Monsieur le président, madame la ministre, mes chers collègues, « Presque tout ce qui caractérise l’humanité se résume par le mot culture », affirmait François Jacob. Vecteur de tolérance, d’émancipation et d’épanouissement, elle est tout à la fois porteuse de diversité dans les formes qu’elle revêt et gage d’unicité et de cohésion en ce qu’elle favorise les échanges et le partage, ce qui permet de « faire société ». Sans culture, point d’humanité : tel était le message de la déclaration universelle de l’UNESCO sur la diversité culturelle, qui établissait celle-ci comme un droit fondamental. À l’aune d’un tel constat, l’enjeu du budget alloué pour 2018 à la culture apparaît primordial.
Nous nous félicitons, madame la ministre, que vous nous soumettiez un budget conforté. Cette légère hausse globale masque toutefois une certaine modification des équilibres internes : le programme 224 « Transmission des savoirs et démocratisation culturelle » bénéficie d’un effort plus important, tandis que les crédits du patrimoine sont en baisse.

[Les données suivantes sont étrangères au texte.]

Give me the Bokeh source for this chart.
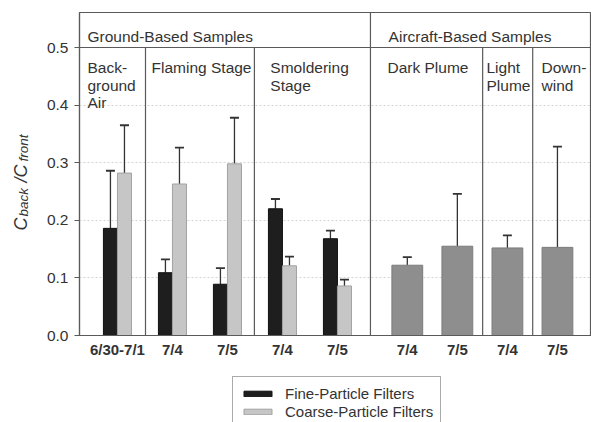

Nous nous réjouissons de la priorité donnée à la jeunesse et à l’accessibilité de toutes et tous à la culture. Une véritable coopération entre le ministère de l’éducation nationale et le vôtre est attendue depuis de nombreuses années ; elle semble commencer, mais à hauteur de 3 millions d’euros seulement !
Pourtant, face à cette priorité affichée d’une démocratisation culturelle effective dans l’ensemble des territoires, certaines dispositions inquiètent les acteurs culturels et les élus.
En tant que compétence partagée, la politique culturelle doit faire l’objet d’une réelle collaboration entre l’État et l’ensemble des collectivités. Ces dernières investissent à hauteur de 57 %, et le Gouvernement se doit d’encourager leurs actions, garantes d’un développement de l’offre culturelle en tout point du territoire. Toutefois, à l’heure des budgets serrés, la culture constitue encore trop souvent la variable d’ajustement. Le risque qui en découle est bien celui d’une véritable fracture territoriale.
J’ai une autre inquiétude : l’annonce de la suppression des contrats aidés, qui constituent une part non négligeable des emplois du secteur artistique et culturel. Je rappellerai à ce propos que 35 000 structures publiques et associatives sont les vecteurs de la culture dans les territoires, car elles mettent en œuvre des propositions à destination de publics multiples et, notamment, des plus fragiles. Sans les contrats aidés, ces structures se trouvent bouleversées. Cela va à rebours d’un accès équitable à la culture. Ces contrats aidés, très souvent pérennisés, constituent en outre pour de nombreux jeunes artistes une première insertion dans la vie professionnelle en lien avec leur pratique. Les crédits du FONPEPS, dont le budget – j’insiste sur ce point – a été réduit de moitié, ne doivent pas constituer une solution d’urgence pour remplacer ces contrats aidés supprimés.
Vous avez marqué votre volonté de soutenir les artistes dans leurs conditions de vie, artistes sans lesquels toute politique culturelle serait vaine. Un effort budgétaire plus important pourrait être consenti afin de favoriser leur accompagnement vers la vie active : aujourd’hui, seuls 10 % des élèves diplômés parviennent à vivre exclusivement de leur pratique artistique, faute de moyens et d’accompagnement. Une telle déperdition de talents est extrêmement dommageable.
Notre rapporteur pour avis Sylvie Robert a évoqué la question des écoles d’art, que nous envient beaucoup de pays. La démocratisation culturelle et l’attention portée à la transmission des savoirs passent aussi par un nécessaire soutien à ces écoles et à leurs personnels.
Par ailleurs, je souhaiterais évoquer le mécénat culturel. S’il n’est pas question de le remettre en cause, il ne doit pas constituer un prétexte au désengagement financier de l’État. En effet, le mécénat des grands groupes comme celui des multinationales concerne surtout les grandes villes et peu les territoires ruraux : il s’agit là d’un autre point de vigilance, car il ne doit pas constituer une nouvelle fracture entre territoires.
Le budget dédié à la politique d’égalité entre les femmes et les hommes est transversal et concerne tous les ministères, mais le vôtre, madame la ministre, doit en être le porte-voix tant l’image que la culture française véhicule dans le monde est emblématique de notre société.